November 04, 2003 - 11:56 PM

    I should do some homework, but I'd rather write a journal entry while watching Conan O'Brien. I need to finish A Portrait of the Artist as a Young Man, which is an evil book. James Joyce wrote it just to torture me and people like me because he was a bad, bad man.

    I can just picture James Joyce fans reading this and freaking out, so here's a disclaimer for you: I'm prone to exaggeration. I confessed some of these things to Cathleen yesterday. I don't like people who took French in high school. I dislike people who ride horses on a regular basis. I think home schooled kids are lame. Cathleen just thought it was funny and said that it was true about the home schooled kids. She used to date one. Of course, there are exceptions.
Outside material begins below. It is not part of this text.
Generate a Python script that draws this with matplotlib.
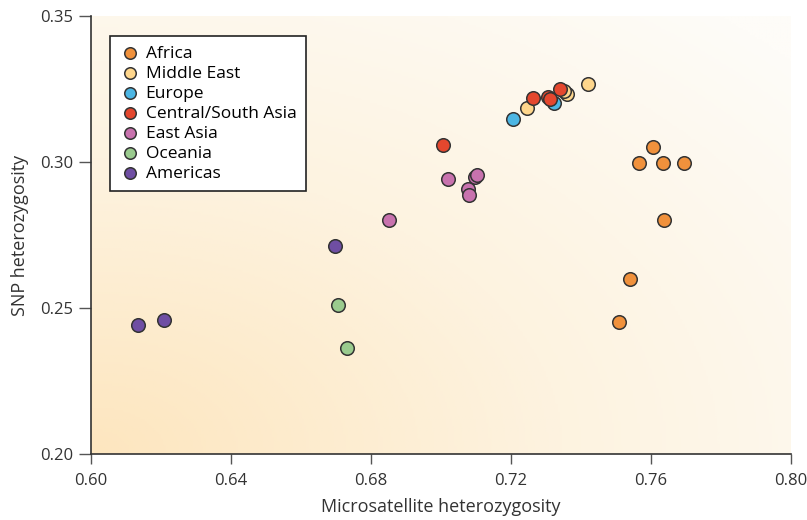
import numpy as np
import matplotlib.pyplot as plt
from matplotlib.colors import LinearSegmentedColormap

plt.rcParams['font.family'] = ['Open Sans', 'DejaVu Sans']

# microsatellite (x) vs SNP (y) heterozygosity per population
africa_x = [0.7606, 0.7566, 0.7634, 0.7694, 0.7637, 0.7540, 0.7509]
africa_y = [0.3051, 0.2997, 0.2997, 0.2997, 0.2801, 0.2599, 0.2452]
mideast_x = [0.7421, 0.7361, 0.7351, 0.7246]
mideast_y = [0.3266, 0.3233, 0.3244, 0.3186]
europe_x = [0.7206, 0.7322]
europe_y = [0.3146, 0.3202]
csasia_x = [0.7340, 0.7305, 0.7311, 0.7262, 0.7005]
csasia_y = [0.3250, 0.3222, 0.3215, 0.3218, 0.3058]
easia_x = [0.6851, 0.7019, 0.7097, 0.7104, 0.7078, 0.7081]
easia_y = [0.2801, 0.2941, 0.2950, 0.2957, 0.2908, 0.2887]
oceania_x = [0.6706, 0.6731]
oceania_y = [0.2511, 0.2364]
americas_x = [0.6696, 0.6133, 0.6209]
americas_y = [0.2711, 0.2441, 0.2459]

x_ticks = [0.60, 0.64, 0.68, 0.72, 0.76, 0.80]
y_ticks = [0.20, 0.25, 0.30, 0.35]

groups = [
    ('Africa', africa_x, africa_y, '#f0913c'),
    ('Middle East', mideast_x, mideast_y, '#fed68c'),
    ('Europe', europe_x, europe_y, '#4cb6e4'),
    ('Central/South Asia', csasia_x, csasia_y, '#e4472e'),
    ('East Asia', easia_x, easia_y, '#c872ae'),
    ('Oceania', oceania_x, oceania_y, '#9acb8e'),
    ('Americas', americas_x, americas_y, '#6f4ea3'),
]

fig = plt.figure(figsize=(8.07, 5.2), dpi=100)
ax = fig.add_axes([0.1128, 0.1269, 0.8674, 0.8423])

# soft radial background, warm at bottom-left fading to white
xx, yy = np.meshgrid(np.linspace(0, 1, 300), np.linspace(0, 1, 200))
r = np.clip(np.sqrt(xx**2 + yy**2) / 1.35, 0, 1)
bg = LinearSegmentedColormap.from_list('bg', ['#fde6bf', '#fdf3e0', '#fefcf8'])
ax.imshow(r, cmap=bg, origin='lower', extent=[0.60, 0.80, 0.20, 0.35],
          aspect='auto', zorder=0)

for name, xs, ys, col in groups:
    ax.scatter(xs, ys, s=95, color=col, edgecolor='#333333', linewidth=1.1,
               label=name, zorder=3)

ax.set_xlim(0.60, 0.80)
ax.set_ylim(0.20, 0.35)
ax.set_xticks(x_ticks)
ax.set_yticks(y_ticks)
ax.set_xticklabels([f'{v:.2f}' for v in x_ticks])
ax.set_yticklabels([f'{v:.2f}' for v in y_ticks])
ax.tick_params(direction='out', width=1, color='#555555',
               labelcolor='#333333', labelsize=12)
ax.tick_params(axis='x', length=7, pad=7)
ax.tick_params(axis='y', length=9, pad=4)
for s in ['top', 'right']:
    ax.spines[s].set_visible(False)
for s in ['left', 'bottom']:
    ax.spines[s].set_color('#333333')
    ax.spines[s].set_linewidth(1.2)

ax.set_xlabel('Microsatellite heterozygosity', fontsize=13, color='#333333', labelpad=6)
ax.set_ylabel('SNP heterozygosity', fontsize=13, color='#333333', labelpad=8)

leg = ax.legend(loc='upper left', bbox_to_anchor=(0.027, 0.954), fontsize=12.5,
                frameon=True, fancybox=False, edgecolor='#222222',
                borderaxespad=0, handletextpad=0.3, labelspacing=0.22,
                borderpad=0.55, handlelength=1.2, markerscale=0.85)
leg.get_frame().set_facecolor('white')
leg.get_frame().set_linewidth(1.2)
leg.get_frame().set_alpha(1)

fig.savefig('out.png', dpi=100)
Cynthia rides horses, and she even competes on a national level. I am bored out of my mind every time she talks about it, but I don't dislike her at all.

    Tonight, after rehearsal, Cynthia, Cathleen, Sandy, and I went to Steak N Shake. It was pretty fun. My relationship with theater people is very different than my relationships with high school friends. With people like Tess or Ophelia, I'm talkative and open about 98% of the time. With theater friends, it's about 45%. Tonight was good; I made them laugh several times. I figure you can always judge success based on how many times people laugh when they're with you.

    Cathleen's Halloween party was all right. She went as Anna Nicole Smith and was quite good at it. I felt very quiet all night, spending most of my time talking to Sandy. It's odd with Sandy. I always feel like she must secretly dislike me, even though she's never said so. Every now and then she will seem genuinely amused by me, turning to someone and saying, "I love her." I still have this nagging feeling that she doesn't like me or at least she used to dislike me. I try not to think about it too much because there isn't anything more annoying than whiny little girls saying, "Are you mad at me?" or "Does so and so like me?" Gah. I don't want to be that girl.

    Speaking of which, there was some minor drama with Buffy recently. A couple weeks ago, Claire and I were supposed to see a 10:00 showing of Scary Movie 3. Buffy called, and I told her what we were doing, so she said she'd meet us there. On my way to the theatre, I got a call from her.

    "The movie's sold out, and I'm really hungry. Some of my friends are here, so we're going out to dinner. I'm hungry. I'm whiny. Okay?"

    Sure. Fine. Whatever. Claire and I saw Kill Bill instead: no big deal. When I got there, I told her that Buffy was pretty much being a bitch and ditching us. That was that--until a few days ago.

    I checked my voicemail, and Buffy had left three messages begging me to call her. I called and she started apologizing like crazy. I said, "It's okay."

    "I'm so sorry," she repeated. "I feel like I was such a bitch."

    "It's okay. You're okay," I said in the same tone I would use to comfort a six year old who spilled her juice.

    She proceeded to tell me about her new boyfriend, and I acted happy about it. It wasn't like I was secretly unhappy. I felt neutral because... why wouldn't I be? I made a big deal of being happy for her though. Then I hung up and went to Sandy's surprise birthday party. I felt oddly shy at the party, and my personality seemed to fade in and out.

    Meanwhile, my job still sucks. I hate Vicki. I really do.

    In other news, Claire is in Europe. She called me today while I was at work to say goodbye before she left. I had no idea she was going. It was like, "Bye! I'm going to Europe!"

    And I was like, "Huh? Did you say Europe?" She'd never mentioned it before, but I guess that's Claire for you.